:: Records supplied ::

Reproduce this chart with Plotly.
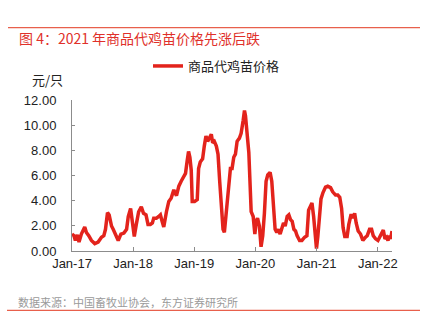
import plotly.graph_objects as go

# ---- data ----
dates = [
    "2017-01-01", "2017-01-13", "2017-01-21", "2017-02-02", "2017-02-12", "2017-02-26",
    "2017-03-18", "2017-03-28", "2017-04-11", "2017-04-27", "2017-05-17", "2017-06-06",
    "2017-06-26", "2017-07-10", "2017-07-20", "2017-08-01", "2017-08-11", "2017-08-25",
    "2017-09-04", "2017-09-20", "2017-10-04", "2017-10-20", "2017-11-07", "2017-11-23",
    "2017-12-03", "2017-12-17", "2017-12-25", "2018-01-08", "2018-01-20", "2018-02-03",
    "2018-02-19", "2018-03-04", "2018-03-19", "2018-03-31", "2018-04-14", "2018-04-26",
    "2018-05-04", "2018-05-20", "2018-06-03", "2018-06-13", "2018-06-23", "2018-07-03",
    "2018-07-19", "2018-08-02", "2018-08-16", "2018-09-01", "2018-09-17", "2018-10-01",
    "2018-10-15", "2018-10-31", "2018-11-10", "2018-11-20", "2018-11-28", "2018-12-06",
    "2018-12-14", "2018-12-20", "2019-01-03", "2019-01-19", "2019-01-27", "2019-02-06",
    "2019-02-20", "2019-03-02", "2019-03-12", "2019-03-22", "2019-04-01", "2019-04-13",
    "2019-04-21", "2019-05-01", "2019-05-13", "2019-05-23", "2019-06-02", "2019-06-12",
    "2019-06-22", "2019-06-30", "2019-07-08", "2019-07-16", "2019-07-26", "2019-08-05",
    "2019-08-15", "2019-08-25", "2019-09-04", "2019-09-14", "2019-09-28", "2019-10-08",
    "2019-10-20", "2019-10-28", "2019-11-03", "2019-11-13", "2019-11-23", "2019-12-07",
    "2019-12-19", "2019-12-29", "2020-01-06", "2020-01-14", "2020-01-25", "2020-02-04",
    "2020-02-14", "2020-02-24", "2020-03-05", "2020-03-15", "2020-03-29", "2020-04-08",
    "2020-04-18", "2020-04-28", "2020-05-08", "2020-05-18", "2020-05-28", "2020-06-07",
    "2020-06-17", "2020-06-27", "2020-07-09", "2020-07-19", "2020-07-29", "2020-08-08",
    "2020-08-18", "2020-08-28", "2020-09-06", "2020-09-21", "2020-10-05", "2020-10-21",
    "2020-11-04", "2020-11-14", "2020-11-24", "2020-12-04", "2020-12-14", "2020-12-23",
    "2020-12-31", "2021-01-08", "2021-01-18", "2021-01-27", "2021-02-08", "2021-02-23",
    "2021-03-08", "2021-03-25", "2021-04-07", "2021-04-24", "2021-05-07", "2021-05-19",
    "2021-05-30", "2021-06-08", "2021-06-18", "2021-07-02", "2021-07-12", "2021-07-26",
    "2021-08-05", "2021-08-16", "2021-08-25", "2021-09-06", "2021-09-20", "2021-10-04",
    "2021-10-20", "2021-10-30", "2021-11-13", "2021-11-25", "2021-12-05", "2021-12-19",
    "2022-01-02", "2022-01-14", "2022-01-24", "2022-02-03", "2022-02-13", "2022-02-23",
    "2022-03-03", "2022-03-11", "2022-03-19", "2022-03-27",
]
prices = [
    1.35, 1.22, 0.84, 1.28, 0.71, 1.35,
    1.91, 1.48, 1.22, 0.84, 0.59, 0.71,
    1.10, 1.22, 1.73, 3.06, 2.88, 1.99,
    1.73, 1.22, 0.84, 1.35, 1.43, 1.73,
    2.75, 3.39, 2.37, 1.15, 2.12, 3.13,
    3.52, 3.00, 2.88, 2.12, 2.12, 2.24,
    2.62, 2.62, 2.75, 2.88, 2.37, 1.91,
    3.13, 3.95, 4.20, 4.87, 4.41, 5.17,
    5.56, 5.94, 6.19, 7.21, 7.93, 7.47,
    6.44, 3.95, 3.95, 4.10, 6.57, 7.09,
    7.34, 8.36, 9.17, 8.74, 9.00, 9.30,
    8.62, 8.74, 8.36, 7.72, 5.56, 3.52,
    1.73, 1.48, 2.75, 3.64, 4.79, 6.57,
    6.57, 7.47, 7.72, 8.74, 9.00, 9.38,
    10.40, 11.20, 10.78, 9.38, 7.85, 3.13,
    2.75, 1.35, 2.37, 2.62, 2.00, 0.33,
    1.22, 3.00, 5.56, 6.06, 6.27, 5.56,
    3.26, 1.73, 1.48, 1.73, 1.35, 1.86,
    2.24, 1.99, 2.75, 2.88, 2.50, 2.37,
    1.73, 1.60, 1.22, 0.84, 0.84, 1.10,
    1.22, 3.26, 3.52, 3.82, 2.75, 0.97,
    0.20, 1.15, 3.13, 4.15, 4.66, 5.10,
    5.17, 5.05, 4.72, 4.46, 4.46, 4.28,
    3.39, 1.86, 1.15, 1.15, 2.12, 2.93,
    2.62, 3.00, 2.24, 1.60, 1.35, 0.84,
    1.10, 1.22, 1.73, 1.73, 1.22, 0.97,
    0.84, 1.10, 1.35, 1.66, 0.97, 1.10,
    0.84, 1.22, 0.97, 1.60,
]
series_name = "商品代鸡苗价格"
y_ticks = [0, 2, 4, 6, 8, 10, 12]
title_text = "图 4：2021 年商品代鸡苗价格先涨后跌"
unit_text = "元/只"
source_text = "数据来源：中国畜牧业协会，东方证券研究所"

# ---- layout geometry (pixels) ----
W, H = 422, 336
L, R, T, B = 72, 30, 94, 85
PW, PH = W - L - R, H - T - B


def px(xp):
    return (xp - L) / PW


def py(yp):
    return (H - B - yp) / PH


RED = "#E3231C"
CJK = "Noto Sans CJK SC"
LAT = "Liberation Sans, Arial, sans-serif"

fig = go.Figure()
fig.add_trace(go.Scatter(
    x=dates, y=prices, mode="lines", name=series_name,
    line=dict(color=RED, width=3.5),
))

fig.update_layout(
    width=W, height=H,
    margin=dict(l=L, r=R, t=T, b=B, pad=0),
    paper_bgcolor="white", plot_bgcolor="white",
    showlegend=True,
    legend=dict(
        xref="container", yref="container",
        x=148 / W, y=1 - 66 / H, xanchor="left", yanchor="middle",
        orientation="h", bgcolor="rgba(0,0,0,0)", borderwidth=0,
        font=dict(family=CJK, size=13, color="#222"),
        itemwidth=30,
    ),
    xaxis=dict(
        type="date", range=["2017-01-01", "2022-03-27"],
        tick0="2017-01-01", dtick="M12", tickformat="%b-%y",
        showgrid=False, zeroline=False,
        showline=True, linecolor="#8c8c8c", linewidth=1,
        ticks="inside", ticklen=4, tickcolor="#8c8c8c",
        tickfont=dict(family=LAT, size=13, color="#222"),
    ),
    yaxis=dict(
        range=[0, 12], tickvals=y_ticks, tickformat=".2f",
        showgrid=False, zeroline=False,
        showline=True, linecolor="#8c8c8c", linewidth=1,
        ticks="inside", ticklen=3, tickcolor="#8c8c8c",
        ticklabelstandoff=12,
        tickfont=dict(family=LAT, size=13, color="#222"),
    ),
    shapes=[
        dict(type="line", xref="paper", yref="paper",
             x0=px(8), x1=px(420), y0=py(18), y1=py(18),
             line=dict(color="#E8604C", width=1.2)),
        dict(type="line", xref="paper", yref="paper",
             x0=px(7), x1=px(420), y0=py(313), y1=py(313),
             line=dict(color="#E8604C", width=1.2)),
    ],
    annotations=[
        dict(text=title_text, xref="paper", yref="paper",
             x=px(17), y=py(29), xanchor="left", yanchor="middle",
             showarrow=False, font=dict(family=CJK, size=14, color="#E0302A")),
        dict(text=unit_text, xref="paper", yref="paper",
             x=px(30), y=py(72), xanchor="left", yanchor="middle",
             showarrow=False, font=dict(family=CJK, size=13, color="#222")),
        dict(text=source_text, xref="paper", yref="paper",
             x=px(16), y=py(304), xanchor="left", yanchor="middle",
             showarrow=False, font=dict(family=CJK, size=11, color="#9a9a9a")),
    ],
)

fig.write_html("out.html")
--
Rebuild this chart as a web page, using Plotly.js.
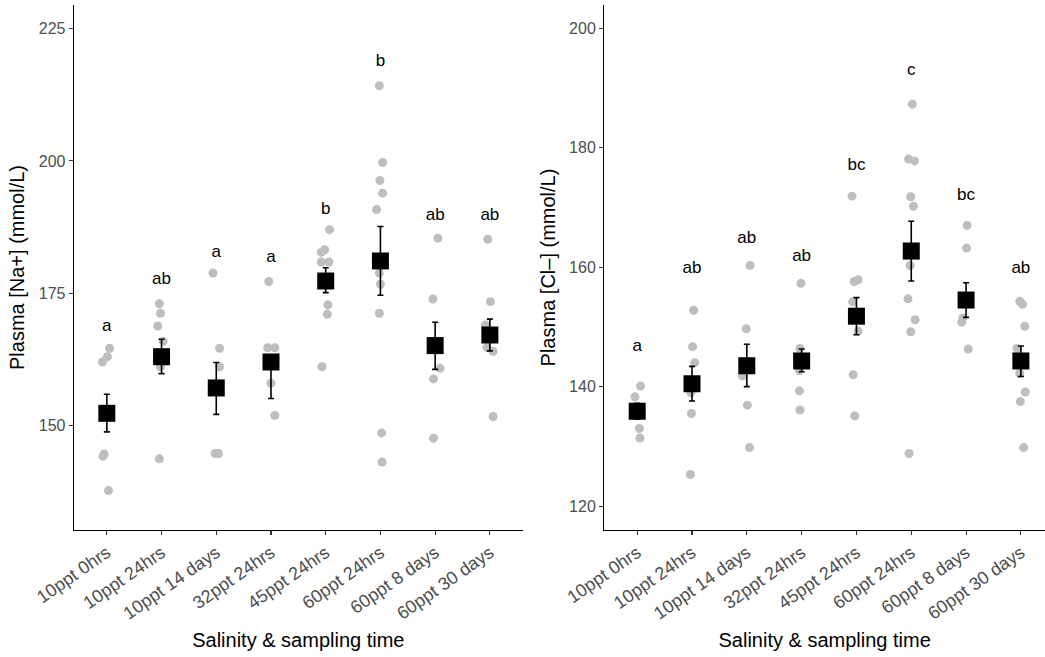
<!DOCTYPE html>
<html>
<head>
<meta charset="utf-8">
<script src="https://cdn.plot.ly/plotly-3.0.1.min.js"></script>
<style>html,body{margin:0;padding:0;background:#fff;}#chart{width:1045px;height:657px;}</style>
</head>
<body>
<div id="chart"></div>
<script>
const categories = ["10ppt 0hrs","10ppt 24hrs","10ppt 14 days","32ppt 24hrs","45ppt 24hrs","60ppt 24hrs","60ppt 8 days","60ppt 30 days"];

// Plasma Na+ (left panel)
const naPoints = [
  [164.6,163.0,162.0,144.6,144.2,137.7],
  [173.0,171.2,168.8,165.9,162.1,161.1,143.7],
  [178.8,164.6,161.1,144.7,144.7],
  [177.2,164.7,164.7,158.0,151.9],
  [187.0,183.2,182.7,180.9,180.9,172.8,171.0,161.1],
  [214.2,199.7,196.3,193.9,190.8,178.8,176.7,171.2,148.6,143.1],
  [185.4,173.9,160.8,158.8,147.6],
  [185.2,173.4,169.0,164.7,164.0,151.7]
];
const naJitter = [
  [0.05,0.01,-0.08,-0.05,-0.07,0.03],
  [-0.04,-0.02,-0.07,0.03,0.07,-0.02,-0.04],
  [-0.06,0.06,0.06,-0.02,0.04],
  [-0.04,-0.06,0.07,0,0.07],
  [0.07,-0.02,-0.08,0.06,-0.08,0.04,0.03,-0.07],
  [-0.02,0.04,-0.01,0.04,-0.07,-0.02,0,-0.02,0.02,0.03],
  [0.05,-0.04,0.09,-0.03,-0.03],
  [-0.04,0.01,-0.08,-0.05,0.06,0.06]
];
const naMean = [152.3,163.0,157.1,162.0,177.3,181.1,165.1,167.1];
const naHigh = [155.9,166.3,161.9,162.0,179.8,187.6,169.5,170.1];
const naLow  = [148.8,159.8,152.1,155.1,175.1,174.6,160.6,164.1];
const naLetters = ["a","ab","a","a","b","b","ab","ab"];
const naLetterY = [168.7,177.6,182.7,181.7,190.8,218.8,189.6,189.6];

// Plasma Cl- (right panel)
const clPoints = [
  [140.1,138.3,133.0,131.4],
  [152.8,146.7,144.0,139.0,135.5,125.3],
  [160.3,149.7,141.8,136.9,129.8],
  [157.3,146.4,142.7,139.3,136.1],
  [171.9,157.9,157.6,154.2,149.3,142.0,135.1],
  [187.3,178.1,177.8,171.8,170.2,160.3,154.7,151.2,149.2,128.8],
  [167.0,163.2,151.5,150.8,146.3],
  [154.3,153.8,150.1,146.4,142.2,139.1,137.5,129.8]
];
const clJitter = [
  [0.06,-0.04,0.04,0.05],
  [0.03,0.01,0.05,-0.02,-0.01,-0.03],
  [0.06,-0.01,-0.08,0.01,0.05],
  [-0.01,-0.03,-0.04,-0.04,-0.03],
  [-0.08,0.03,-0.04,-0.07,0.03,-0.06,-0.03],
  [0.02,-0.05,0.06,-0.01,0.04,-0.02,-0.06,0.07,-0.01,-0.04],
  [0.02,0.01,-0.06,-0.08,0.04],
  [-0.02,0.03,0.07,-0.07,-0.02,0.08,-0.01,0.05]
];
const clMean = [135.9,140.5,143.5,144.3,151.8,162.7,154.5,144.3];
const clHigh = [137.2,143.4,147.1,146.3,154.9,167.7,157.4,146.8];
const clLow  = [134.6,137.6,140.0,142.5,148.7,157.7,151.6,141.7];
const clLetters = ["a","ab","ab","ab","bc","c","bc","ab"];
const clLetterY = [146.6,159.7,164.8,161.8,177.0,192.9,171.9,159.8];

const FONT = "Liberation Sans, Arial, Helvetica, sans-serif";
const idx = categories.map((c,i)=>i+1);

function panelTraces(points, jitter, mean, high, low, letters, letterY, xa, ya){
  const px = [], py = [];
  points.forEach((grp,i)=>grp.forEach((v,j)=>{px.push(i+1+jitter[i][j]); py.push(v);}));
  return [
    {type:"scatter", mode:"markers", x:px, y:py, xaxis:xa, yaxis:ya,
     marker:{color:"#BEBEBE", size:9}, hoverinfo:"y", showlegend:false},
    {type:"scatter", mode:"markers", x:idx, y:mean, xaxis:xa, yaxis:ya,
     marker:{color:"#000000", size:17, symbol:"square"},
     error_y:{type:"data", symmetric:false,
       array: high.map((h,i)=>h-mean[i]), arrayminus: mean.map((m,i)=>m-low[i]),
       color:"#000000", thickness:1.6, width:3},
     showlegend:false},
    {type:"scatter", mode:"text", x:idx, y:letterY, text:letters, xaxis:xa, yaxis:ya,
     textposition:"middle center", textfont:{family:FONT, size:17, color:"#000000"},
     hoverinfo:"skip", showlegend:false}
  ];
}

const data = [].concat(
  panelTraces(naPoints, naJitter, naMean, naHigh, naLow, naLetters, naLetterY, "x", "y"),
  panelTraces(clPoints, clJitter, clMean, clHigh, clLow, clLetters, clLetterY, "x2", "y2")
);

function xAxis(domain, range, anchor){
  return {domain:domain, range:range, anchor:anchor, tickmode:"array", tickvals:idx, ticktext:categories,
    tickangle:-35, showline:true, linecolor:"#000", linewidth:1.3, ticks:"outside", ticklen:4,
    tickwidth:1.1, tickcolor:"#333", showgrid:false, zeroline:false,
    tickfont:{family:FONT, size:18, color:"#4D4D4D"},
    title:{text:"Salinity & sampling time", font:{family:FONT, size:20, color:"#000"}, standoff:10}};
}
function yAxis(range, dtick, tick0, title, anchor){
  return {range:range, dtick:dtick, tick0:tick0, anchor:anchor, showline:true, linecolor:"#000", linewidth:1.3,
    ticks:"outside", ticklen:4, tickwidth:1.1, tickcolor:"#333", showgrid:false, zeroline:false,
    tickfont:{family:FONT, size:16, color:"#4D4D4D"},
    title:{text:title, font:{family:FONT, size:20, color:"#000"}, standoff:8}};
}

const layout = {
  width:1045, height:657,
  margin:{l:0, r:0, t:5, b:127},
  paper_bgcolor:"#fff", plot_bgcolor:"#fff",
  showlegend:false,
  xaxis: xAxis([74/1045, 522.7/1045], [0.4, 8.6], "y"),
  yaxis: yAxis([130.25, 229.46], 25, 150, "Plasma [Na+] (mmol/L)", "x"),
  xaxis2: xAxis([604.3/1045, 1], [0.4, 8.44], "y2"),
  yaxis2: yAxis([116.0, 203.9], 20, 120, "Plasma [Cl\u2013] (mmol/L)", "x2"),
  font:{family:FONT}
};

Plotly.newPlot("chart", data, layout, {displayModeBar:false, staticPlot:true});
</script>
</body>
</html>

:: Task statement ::
Give back, unchanged, each line from the one containing "Reproduce this chart with Plotly." through the one containing "import plotly.graph_objects as go". Pictures are to be left out.

:: Written answer ::
Reproduce this chart with Plotly.
import plotly.graph_objects as go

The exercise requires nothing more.